Will rules around cannabis consumption, if they ever come, get in the way of people getting high at concerts?


The second annual GLD FSTVL on Boston City Hall Plaza this month was a triumph by multiple measures. There were outstanding performances by STL GLD, Dutch ReBelle, Ghostface Killah, and others, and for anyone like me who spent most of their life entrenched in the Boston rap scene, it was like a homecoming.

Through the camaraderie and peaceful revelry, however, many of us had a solid laugh about the alcohol accommodations for those who wished to imbibe. In short, anyone who wanted that kind of refreshment had to visit a beer garden located a football field away from the stage.

This is not a knock on organizers of that show in any way. They did what they had to do under the circumstances—free all-ages show, public property, etc. Rather, I’m using the example since the setup gave me some ideas about how Massachusetts shouldn’t do cannabis social consumption when the time comes.

Even though I planned on having a few alcoholic beverages at GLD FSTVL, the setup kept me sober. In order to drink, you had to enter and stay in a fenced-in corral. A veritable dead zone due to its long distance from the music and the party, the setup made those who did choose to drink look like inmates in a border camp for drunks.

Since I have very little faith in regulators to do cannabis social consumption correctly—whatever that means—I saw in the City Hall Plaza booze cage the future of public weed smoking at concerts. That is to say they’ll give us designated areas to smoke and vape in, thinking that will do the trick. But it won’t.

Thankfully, GLD FSTVL also provided a solid example of what social cannabis consumption should look like—without intentionally doing so. With no specific orders or instructions around how or where concertgoers could consume, people simply did what they always do—they lit up. And not only did the sky not fall, but the experience was all the better for it.

Some more sentimental people may be thinking: What about the children? I’m happy to report that none were harmed, and even happier to say that people getting high appeared to be incredibly responsible as usual, keeping a safe distance from young people in the early hours of the concert when a lot of families were around.

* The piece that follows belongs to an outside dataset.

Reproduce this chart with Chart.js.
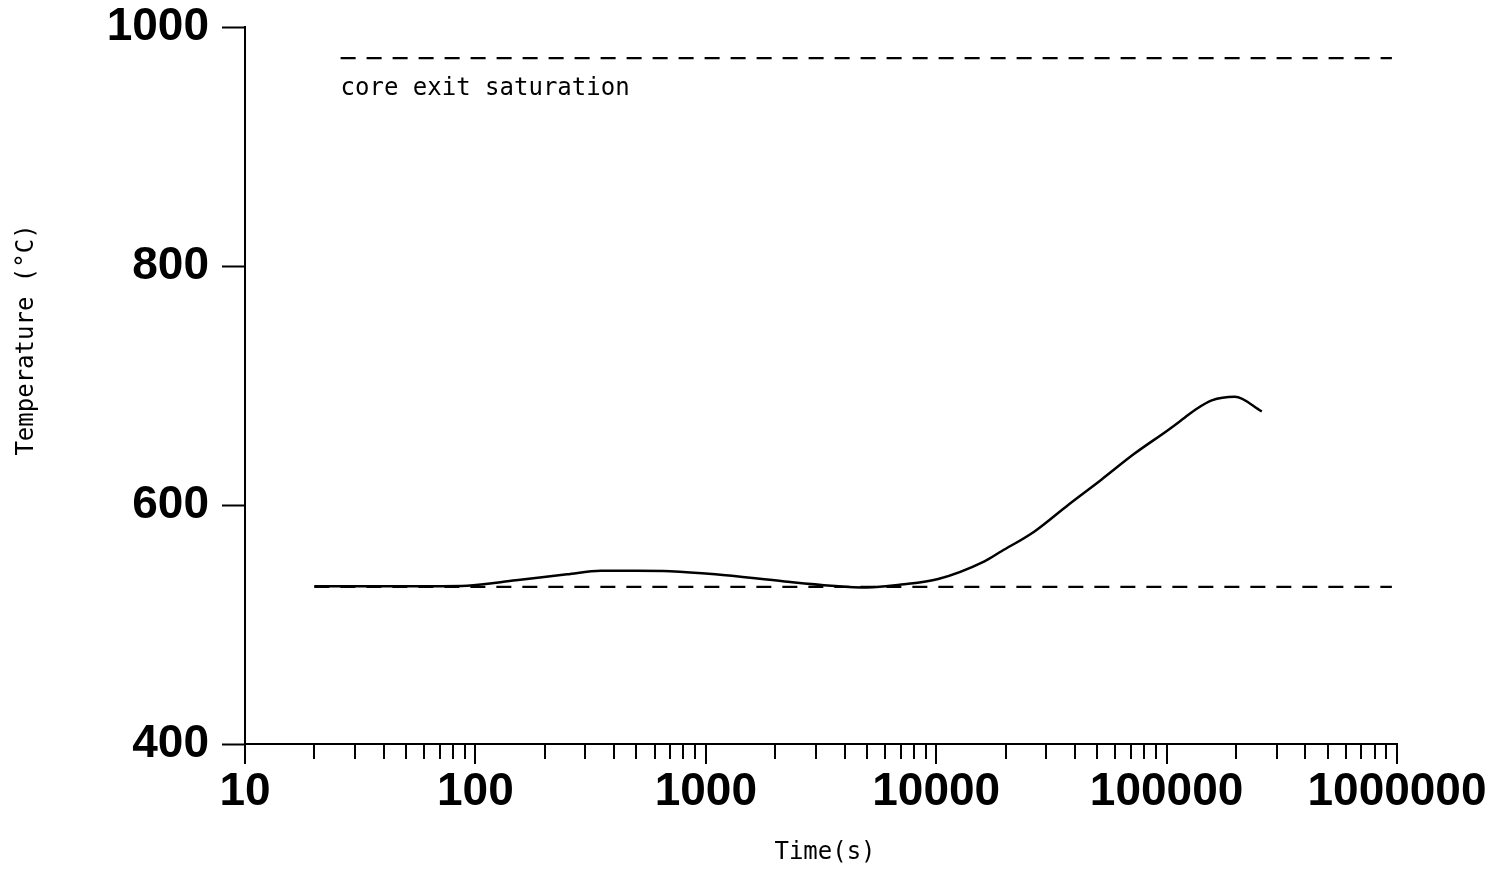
<!DOCTYPE html>
<html>
<head>
<meta charset="utf-8">
<script src="https://cdn.jsdelivr.net/npm/chart.js@4"></script>
<style>
html,body{margin:0;padding:0;background:#fff;}
#wrap{width:1506px;height:872px;position:relative;}
</style>
</head>
<body>
<div id="wrap"><canvas id="c"></canvas></div>
<script>
// ---- data ----
const times = [20, 50, 92, 150, 250, 350, 500, 700, 1100, 2200, 3500, 5000, 7050, 10200, 16200, 19200, 26700, 37500, 52100, 72600, 102000, 119700, 132800, 157000, 197700, 259000];
const temps = [532, 532, 532.5, 537, 542, 545, 545, 544.6, 542, 536, 532.5, 531, 533.4, 538.1, 552.9, 561.3, 577.9, 600.3, 621.2, 643, 663, 673, 679.5, 687.5, 690.5, 678.3];

const satTimes = [26, 950000];
const satTemps = [974, 974];

const baseTimes = [20, 950000];
const baseTemps = [531.5, 531.5];

const yTickValues = [400, 600, 800, 1000];
const xLabelValues = [10, 100, 1000, 10000, 100000, 1000000];
const xMinorMultipliers = [1, 2, 3, 4, 5, 6, 7, 8, 9];

const annoText = 'core exit saturation';
const annoTime = 26;
const annoTemp = 948;

const xTitle = 'Time(s)';
const yTitle = 'Temperature (\u00B0C)';

// ---- helpers ----
const toPts = (xs, ys) => xs.map((x, i) => ({x: x, y: ys[i]}));
const isLabelled = v => xLabelValues.some(p => Math.abs(Math.log10(v) - Math.log10(p)) < 1e-6);
const xTickValues = [];
xLabelValues.slice(0, -1).forEach(d => xMinorMultipliers.forEach(m => xTickValues.push(d * m)));
xTickValues.push(xLabelValues[xLabelValues.length - 1]);

const INK = '#000';
const BIG = {family: '"Liberation Sans", Arial, sans-serif', size: 46, weight: 'bold'};
const MONO = '24px "DejaVu Sans Mono", monospace';

const extras = {
  id: 'extras',
  afterDraw(chart) {
    const ctx = chart.ctx;
    const xs = chart.scales.x, ys = chart.scales.y;
    ctx.save();
    ctx.strokeStyle = INK;
    ctx.lineWidth = 2;
    xs.ticks.forEach(t => {
      const px = Math.round(xs.getPixelForValue(t.value));
      const len = isLabelled(t.value) ? 20 : 15;
      ctx.beginPath();
      ctx.moveTo(px, xs.top);
      ctx.lineTo(px, xs.top + len);
      ctx.stroke();
    });
    ctx.fillStyle = INK;
    ctx.font = MONO;
    ctx.textAlign = 'left';
    ctx.textBaseline = 'middle';
    ctx.fillText(annoText, xs.getPixelForValue(annoTime), ys.getPixelForValue(annoTemp));
    ctx.textAlign = 'center';
    ctx.fillText(xTitle, (chart.chartArea.left + chart.chartArea.right) / 2 + 4, 853);
    ctx.translate(27, 340);
    ctx.rotate(-Math.PI / 2);
    ctx.fillText(yTitle, 0, 0);
    ctx.restore();
  }
};

new Chart(document.getElementById('c'), {
  type: 'line',
  data: {
    datasets: [
      {
        data: toPts(times, temps),
        borderColor: INK, borderWidth: 2.5, pointRadius: 0,
        cubicInterpolationMode: 'monotone', fill: false
      },
      {
        data: toPts(satTimes, satTemps),
        borderColor: INK, borderWidth: 2.2, pointRadius: 0,
        borderDash: [15, 11], fill: false
      },
      {
        data: toPts(baseTimes, baseTemps),
        borderColor: INK, borderWidth: 2.2, pointRadius: 0,
        borderDash: [15, 11], fill: false
      }
    ]
  },
  options: {
    responsive: true,
    maintainAspectRatio: false,
    animation: false,
    devicePixelRatio: 1,
    layout: {padding: {top: 27, right: 109, bottom: 0, left: 0}},
    plugins: {legend: {display: false}, tooltip: {enabled: false}},
    scales: {
      x: {
        type: 'logarithmic',
        position: 'bottom',
        min: 10, max: 1000000,
        afterBuildTicks: s => { s.ticks = xTickValues.map(v => ({value: v})); },
        grid: {display: true, drawOnChartArea: false, drawTicks: false},
        border: {display: true, color: INK, width: 2},
        ticks: {
          autoSkip: false, maxRotation: 0, minRotation: 0,
          padding: 21, color: INK, font: BIG,
          callback: v => isLabelled(v) ? String(Math.round(v)) : ''
        },
        afterFit: s => { s.height = 128; s.paddingLeft = 0; s.paddingRight = 0; }
      },
      y: {
        type: 'linear',
        min: 400, max: 1000,
        afterBuildTicks: s => { s.ticks = yTickValues.map(v => ({value: v})); },
        grid: {display: true, drawOnChartArea: false, tickLength: 23, tickColor: INK, tickWidth: 2},
        border: {display: true, color: INK, width: 2},
        ticks: {padding: 13, color: INK, font: BIG, callback: v => String(v)},
        afterFit: s => { s.width = 245; s.paddingTop = 0; s.paddingBottom = 0; }
      }
    }
  },
  plugins: [extras]
});
</script>
</body>
</html>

Almost every conversation I have had with people about the prospect of licensing and regulating cannabis consumption in the Bay State—especially if we are talking about outdoor concert venues—arrives at someone saying something to the tune of, Do we really need to make this stuff official? I light up at every show I go to with no problem. Don’t written rules threaten to ruin the good thing that we already have going?

Just take GLD FSTVL as an example—what if the fencing was for pot smokers instead of drinkers, and security told people that they couldn’t burn in the general crowd, close to the stage? In thinking about such a situation, it’s difficult to see state-sanctioned social consumption as more than an unnecessary burden and solution in search of new problems.

As for when we might actually see social consumption in Mass, that’s another story altogether. While there seemed to be some positive movement on that front in January, with Cannabis Control Commission members reporting back from their fact-finding in states that already have programs, that initiative seems to have fallen by the wayside amidst countless setbacks and ongoing agency tumult.

Considering how rules and regulations might get in the way of typical traditional consumption at concerts and festivals, that delay may not be the worst thing.